Jean-Marie Bockel :  Le Sahel n’est pas l’Afghanistan, heureusement ! 

Certes ces états sont fragiles et artificiels à bien des égards, mais ils ont connu de longues périodes de stabilité politique, de paix et de développement, je peux en témoigner pour bien les connaître et la France y était considéré en ami sincère ! 

Pourquoi ne pas discuter avec quelques chefs Touareg ou autres égarés, dans la grande tradition sahélienne d’accord de paix et de réconciliation nationale hélas jamais respectés de part et autre par le passé. Mais négocier avec les djihadistes serait selon moi une erreur tragique et mortifère qui ne profiterait qu’à ces derniers en ruinant tous les efforts et tous les sacrifices.  

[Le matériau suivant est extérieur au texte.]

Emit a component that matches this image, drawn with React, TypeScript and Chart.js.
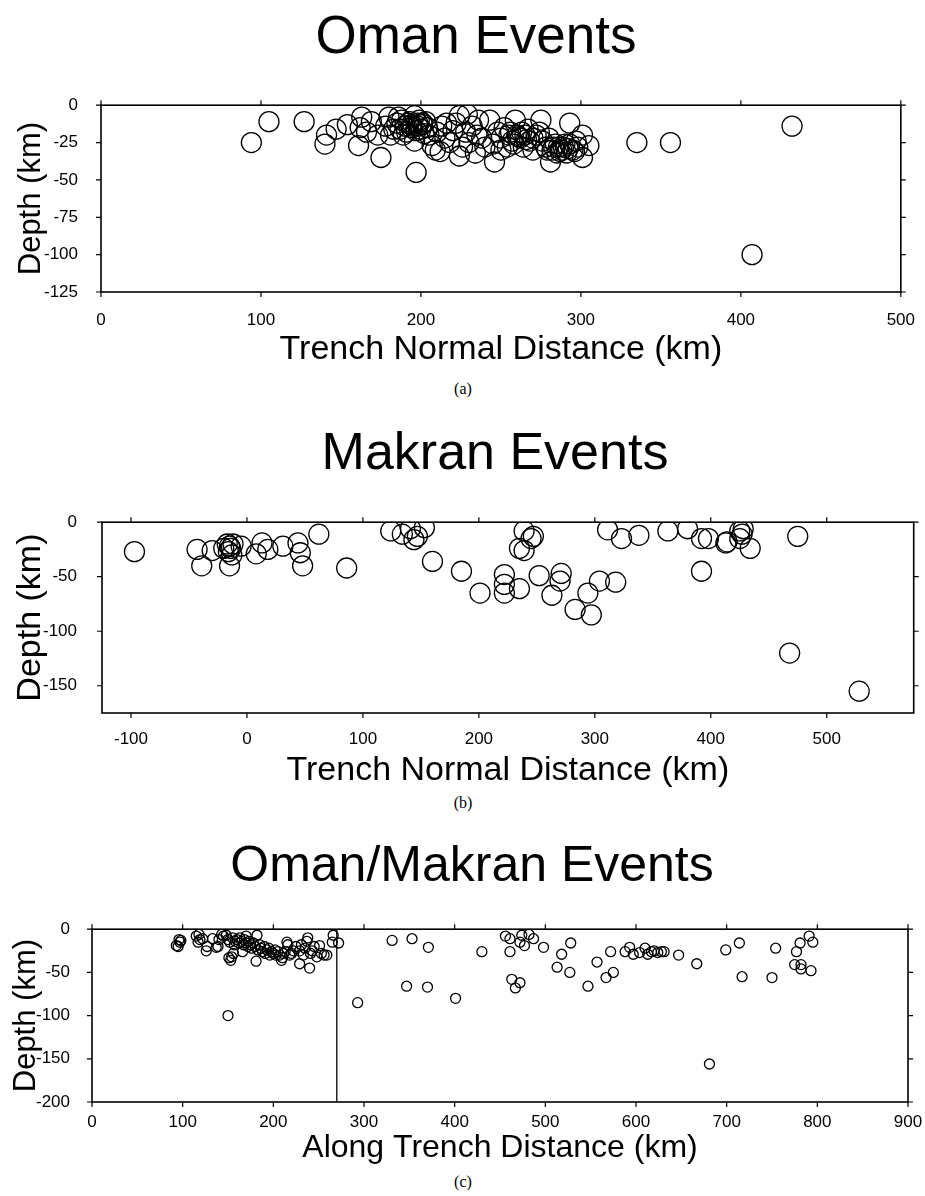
import React, { useEffect, useRef } from "react";
import { Chart, registerables } from "chart.js";
Chart.register(...registerables);

// ---------- Panel (a): Oman events ----------
const omanDistance = [
  94, 105, 127, 140, 141, 147, 154, 161, 162, 163, 169, 173, 175, 180, 181, 196, 197,
  183, 185, 186, 187, 188, 189, 190, 191, 192, 193, 194, 195, 196, 197, 198, 199, 200,
  201, 202, 203, 204, 205, 209, 210, 213, 215, 218, 220, 224, 224, 226, 228, 229, 230,
  232, 234, 235, 236, 238, 240, 243, 245, 246, 248, 250, 252, 255, 257, 258, 259, 260,
  262, 263, 265, 267, 268, 270, 272, 275, 276, 278, 280, 281, 282, 284, 285, 286, 288,
  290, 291, 293, 293, 295, 297, 298, 301, 301, 305, 335, 356, 407, 432,
  207, 212, 166, 178, 216, 222, 250, 254, 264, 270, 274,
  256, 261, 266, 279, 283, 287, 289, 292, 296, 194, 198, 201,
];
const omanDepth = [
  -25, -11, -11, -26, -20, -16, -13, -27, -15, -8, -11, -20, -35, -8, -20, -24, -45,
  -16, -12, -8, -16, -10, -20, -14, -18, -12, -11, -15, -14, -7, -17, -12, -10, -16,
  -13, -19, -11, -15, -20, -30, -18, -14, -22, -25, -17, -7, -34, -28, -18, -6, -25,
  -14, -32, -20, -10, -22, -28, -10, -26, -38, -18, -22, -15, -20, -24, -26, -10, -20,
  -22, -18, -20, -16, -24, -30, -20, -10, -24, -28, -22, -38, -30, -26, -32, -28, -30,
  -26, -32, -12, -26, -30, -24, -28, -20, -35, -27, -25, -25, -100, -14,
  -27, -31, -18, -14, -12, -12, -30, -28, -28, -22, -18,
  -18, -21, -23, -30, -28, -31, -28, -29, -31, -13, -14, -12,
];
const xTicksA = [0, 100, 200, 300, 400, 500];
const yTicksA = [0, -25, -50, -75, -100, -125];

// ---------- Panel (b): Makran events ----------
const makranDistance = [
  -97, -43, -39, -30, -20, -17, -16, -15, -14, -13, -12, -15, -5, 8, 13, 18, 31, 44, 46, 48,
  62, 86, 124, 134, 141, 144, 147, 153, 160, 185, 201, 222, 222, 222, 235, 239, 245, 247,
  235, 239, 252, 263, 270, 271, 283, 294, 297, 304, 318, 311, 323, 338, 363, 380, 392, 398,
  392, 413, 414, 425, 427, 428, 425, 434, 475, 468, 528,
];
const makranDepth = [
  -27, -25, -40, -26, -24, -20, -27, -22, -24, -30, -20, -40, -22, -29, -19, -25, -22, -19, -28, -40,
  -11, -42, -8, -11, -6, -16, -13, -5, -36, -45, -65, -48, -57, -65, -61, -8, -15, -13,
  -24, -26, -49, -67, -54, -47, -80, -65, -85, -54, -55, -7, -15, -12, -8, -6, -15, -15,
  -45, -19, -18, -8, -11, -6, -15, -24, -13, -120, -155,
];
const xTicksB = [-100, 0, 100, 200, 300, 400, 500];
const yTicksB = [0, -50, -100, -150];

// ---------- Panel (c): Oman/Makran events along trench ----------
const alongDistance = [
  93, 96, 97, 98, 95, 115, 117, 119, 118, 122, 126, 127, 133, 137, 139, 140, 143, 145, 148, 150,
  151, 153, 154, 156, 150, 152, 155, 157, 158, 160, 162, 163, 165, 166, 167, 168, 170, 170, 172, 173,
  175, 176, 178, 180, 181, 182, 183, 185, 186, 188, 190, 191, 193, 195, 196, 198, 200, 202, 203, 205,
  207, 209, 210, 211, 213, 215, 216, 218, 220, 222, 225, 229, 229, 231, 233, 235, 237, 238, 240, 241,
  243, 245, 248, 251, 253, 256, 259, 266, 265,
  272, 293, 331, 347, 353, 370, 371, 401, 430, 456, 461, 461, 463, 467, 472, 472, 474, 477, 482, 487,
  498, 513, 518, 527, 528, 547, 557, 567, 572, 575, 588, 593, 597, 604, 610, 613, 617, 620, 624, 628,
  631, 647, 667, 681, 699, 714, 717, 750, 754, 775, 777, 781, 782, 782, 791, 793, 795,
];
const alongDepth = [
  -19, -12, -15, -13, -20, -8, -15, -12, -6, -11, -25, -20, -11, -21, -20, -12, -6, -8, -7, -100,
  -33, -36, -32, -28, -12, -15, -10, -18, -14, -12, -16, -10, -14, -26, -18, -12, -8, -16, -20, -14,
  -18, -22, -16, -20, -37, -7, -24, -18, -22, -26, -20, -28, -24, -22, -30, -26, -28, -24, -30, -26,
  -30, -36, -33, -28, -26, -15, -18, -30, -28, -25, -20, -25, -40, -18, -30, -22, -14, -10, -45, -28,
  -25, -20, -32, -19, -28, -30, -30, -7, -15,
  -16, -85, -13, -66, -11, -67, -21, -80, -26, -8, -11, -26, -58, -68, -62, -15, -7, -19, -6, -11,
  -21, -44, -29, -50, -16, -66, -38, -56, -26, -50, -26, -21, -29, -27, -22, -29, -26, -25, -27, -26,
  -26, -30, -40, -156, -24, -16, -55, -56, -22, -41, -26, -16, -41, -46, -8, -48, -15,
];
const omanMakranBoundary = 270;
const xTicksC = [0, 100, 200, 300, 400, 500, 600, 700, 800, 900];
const yTicksC = [0, -50, -100, -150, -200];

const SANS = "'Liberation Sans', Arial, Helvetica, sans-serif";
const SERIF = "'Liberation Serif', 'Times New Roman', serif";

const framePlugin = {
  id: "frameTicks",
  afterDatasetsDraw(chart: any) {
    const { ctx, chartArea: a, scales } = chart;
    ctx.save();
    ctx.strokeStyle = "#000";
    ctx.lineWidth = 1.6;
    ctx.strokeRect(a.left, a.top, a.right - a.left, a.bottom - a.top);
    ctx.lineWidth = 1.2;
    const L = 5;
    ctx.beginPath();
    scales.x.ticks.forEach((t: any) => {
      const p = scales.x.getPixelForValue(t.value);
      ctx.moveTo(p, a.bottom);
      ctx.lineTo(p, a.bottom + L);
      ctx.moveTo(p, a.top);
      ctx.lineTo(p, a.top - L);
    });
    scales.y.ticks.forEach((t: any) => {
      const p = scales.y.getPixelForValue(t.value);
      ctx.moveTo(a.left, p);
      ctx.lineTo(a.left - L, p);
      ctx.moveTo(a.right, p);
      ctx.lineTo(a.right + L, p);
    });
    ctx.stroke();
    ctx.restore();
  },
};

type PanelSpec = {
  top: number;
  height: number;
  plotLeft: number;
  plotRight: number;
  plotTop: number;
  plotBottom: number;
  xs: number[];
  ys: number[];
  xMin: number;
  xMax: number;
  yMin: number;
  yMax: number;
  xTicks: number[];
  yTicks: number[];
  xTitle: string;
  xTitleSize: number;
  yTitleSize: number;
  yTitlePad: number;
  radius: number;
  xLabelPad: number;
  yLabelPad: number;
  boundary?: number;
};

function Panel({ spec }: { spec: PanelSpec }) {
  const ref = useRef<HTMLCanvasElement | null>(null);
  useEffect(() => {
    if (!ref.current) return;
    const s = spec;
    const datasets: any[] = [
      {
        data: s.xs.map((x, i) => ({ x, y: s.ys[i] })),
        pointStyle: "circle",
        pointRadius: s.radius,
        pointBackgroundColor: "rgba(0,0,0,0)",
        pointBorderColor: "#000",
        pointBorderWidth: 1.3,
        showLine: false,
        clip: 0,
      },
    ];
    if (s.boundary !== undefined) {
      datasets.push({
        data: [
          { x: s.boundary, y: s.yMin },
          { x: s.boundary, y: s.yMax },
        ],
        showLine: true,
        borderColor: "#000",
        borderWidth: 1.3,
        pointRadius: 0,
      });
    }
    const W = 925;
    const chart = new Chart(ref.current, {
      type: "scatter",
      data: { datasets },
      plugins: [framePlugin],
      options: {
        animation: false,
        responsive: false,
        events: [],
        layout: {
          padding: {
            left: 0,
            right: W - s.plotRight,
            top: s.plotTop - s.top,
            bottom: 0,
          },
        },
        plugins: { legend: { display: false }, tooltip: { enabled: false } },
        scales: {
          x: {
            type: "linear",
            min: s.xMin,
            max: s.xMax,
            grid: { display: false },
            border: { display: false },
            afterBuildTicks: (sc: any) => {
              sc.ticks = s.xTicks.map((v) => ({ value: v }));
            },
            afterFit: (sc: any) => {
              sc.height = s.height - (s.plotBottom - s.top);
            },
            ticks: {
              color: "#000",
              font: { family: SANS, size: 17 },
              padding: s.xLabelPad,
              maxRotation: 0,
              callback: (v: any) => String(v),
            },
            title: {
              display: true,
              text: s.xTitle,
              color: "#000",
              font: { family: SANS, size: s.xTitleSize },
              padding: { top: 0, bottom: 0 },
            },
          },
          y: {
            type: "linear",
            min: s.yMin,
            max: s.yMax,
            grid: { display: false },
            border: { display: false },
            afterBuildTicks: (sc: any) => {
              sc.ticks = s.yTicks.map((v) => ({ value: v }));
            },
            afterFit: (sc: any) => {
              sc.width = s.plotLeft;
            },
            ticks: {
              color: "#000",
              font: { family: SANS, size: 17 },
              padding: s.yLabelPad,
              callback: (v: any) => String(v),
            },
            title: {
              display: true,
              text: "Depth (km)",
              color: "#000",
              font: { family: SANS, size: s.yTitleSize },
              padding: { top: s.yTitlePad, bottom: 0 },
            },
          },
        },
      },
    } as any);
    return () => chart.destroy();
  }, [spec]);
  return (
    <canvas
      ref={ref}
      width={925}
      height={spec.height}
      style={{ position: "absolute", left: 0, top: spec.top, width: 925, height: spec.height }}
    />
  );
}

const panelA: PanelSpec = {
  top: 80, height: 290, plotLeft: 101, plotRight: 907, plotTop: 93, plotBottom: 292,
  xs: omanDistance, ys: omanDepth, xMin: 0, xMax: 500, yMin: -125, yMax: 0,
  xTicks: xTicksA, yTicks: yTicksA, xTitle: "Trench Normal Distance (km)", xTitleSize: 34,
  yTitleSize: 31, yTitlePad: 13,
  radius: 10, xLabelPad: 10, yLabelPad: 15,
};
const panelB: PanelSpec = {
  top: 495, height: 296, plotLeft: 102, plotRight: 917, plotTop: 511, plotBottom: 713,
  xs: makranDistance, ys: makranDepth, xMin: -125, xMax: 575, yMin: -175, yMax: 0,
  xTicks: xTicksB, yTicks: yTicksB, xTitle: "Trench Normal Distance (km)", xTitleSize: 34,
  yTitleSize: 34, yTitlePad: 10,
  radius: 10, xLabelPad: 8, yLabelPad: 17,
};
const panelC: PanelSpec = {
  top: 905, height: 262, plotLeft: 92, plotRight: 908, plotTop: 919, plotBottom: 1102,
  xs: alongDistance, ys: alongDepth, xMin: 0, xMax: 900, yMin: -200, yMax: 0,
  xTicks: xTicksC, yTicks: yTicksC, xTitle: "Along Trench Distance (km)", xTitleSize: 32,
  yTitleSize: 31, yTitlePad: 8,
  radius: 5, xLabelPad: 2, yLabelPad: 14, boundary: omanMakranBoundary,
};

function Label({ text, cx, cy, size, family }: { text: string; cx: number; cy: number; size: number; family: string }) {
  return (
    <div
      style={{
        position: "absolute",
        left: cx - 400,
        top: cy - size * 0.6,
        width: 800,
        height: size * 1.2,
        lineHeight: `${size * 1.2}px`,
        textAlign: "center",
        fontSize: size,
        fontFamily: family,
        color: "#000",
        whiteSpace: "nowrap",
      }}
    >
      {text}
    </div>
  );
}

export default function App() {
  return (
    <div style={{ position: "absolute", left: 0, top: 0, width: 925, height: 1196, background: "#fff", overflow: "hidden" }}>
      <Label text="Oman Events" cx={476} cy={35} size={53} family={SANS} />
      <Panel spec={panelA} />
      <Label text="(a)" cx={463} cy={389} size={16} family={SERIF} />
      <Label text="Makran Events" cx={495} cy={451} size={52} family={SANS} />
      <Panel spec={panelB} />
      <Label text="(b)" cx={463} cy={803} size={16} family={SERIF} />
      <Label text="Oman/Makran Events" cx={472} cy={864} size={50} family={SANS} />
      <Panel spec={panelC} />
      <Label text="(c)" cx={463} cy={1182} size={16} family={SERIF} />
    </div>
  );
}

Emmanuel Dupuy : Les citoyens sahéliens, qui ont encore payés un trop lourd tribut au terrorisme en 2020 - alors que 4250 d’entre eux sont décédés au Mali, au Burkina-Faso et au Niger - exigent avec plus de détermination qu’auparavant que leurs responsables politiques élus ou réélus trouvent une issue politique à une situation qui ne peut pas être gagnée que par le seul prisme militaire. 

Il en découle évidemment, une nécessaire adaptation du dispositif militaire français, pour répondre à cette situation politique nouvelle qui implique la volonté - légitime - d’asseoir la stabilisation des états sahéliens sur un dialogue inclusif impliquant, comme l’a récemment rappelé le Premier ministre malien, Moctar Ouane « d'engager le dialogue avec tous les enfants du Mali sans exclusive, affirmant vouloir être en phase avec la volonté des Maliens et de tenir compte des réalités nationales ».  

Il revient, bien évidemment, aux Maliens d’en déterminer le format et le calendrier.  

Sans doute, faudrait-il en revenir aux tâches prioritaires que la Communauté internationale avait appelé de ses vœux en 2013-2014, en sollicitant l’intervention militaire française et en la complétant par la mise en place de la MINUSMA.  Car, après tout, il s’agit là, des fondements sur lesquels la transition politique mise en place en septembre dernier permettra la tenue d’élections présidentielle et législatives plus inclusives que celles de 2018 et de 2020, ayant abouti au coup d’état du 18 août dernier.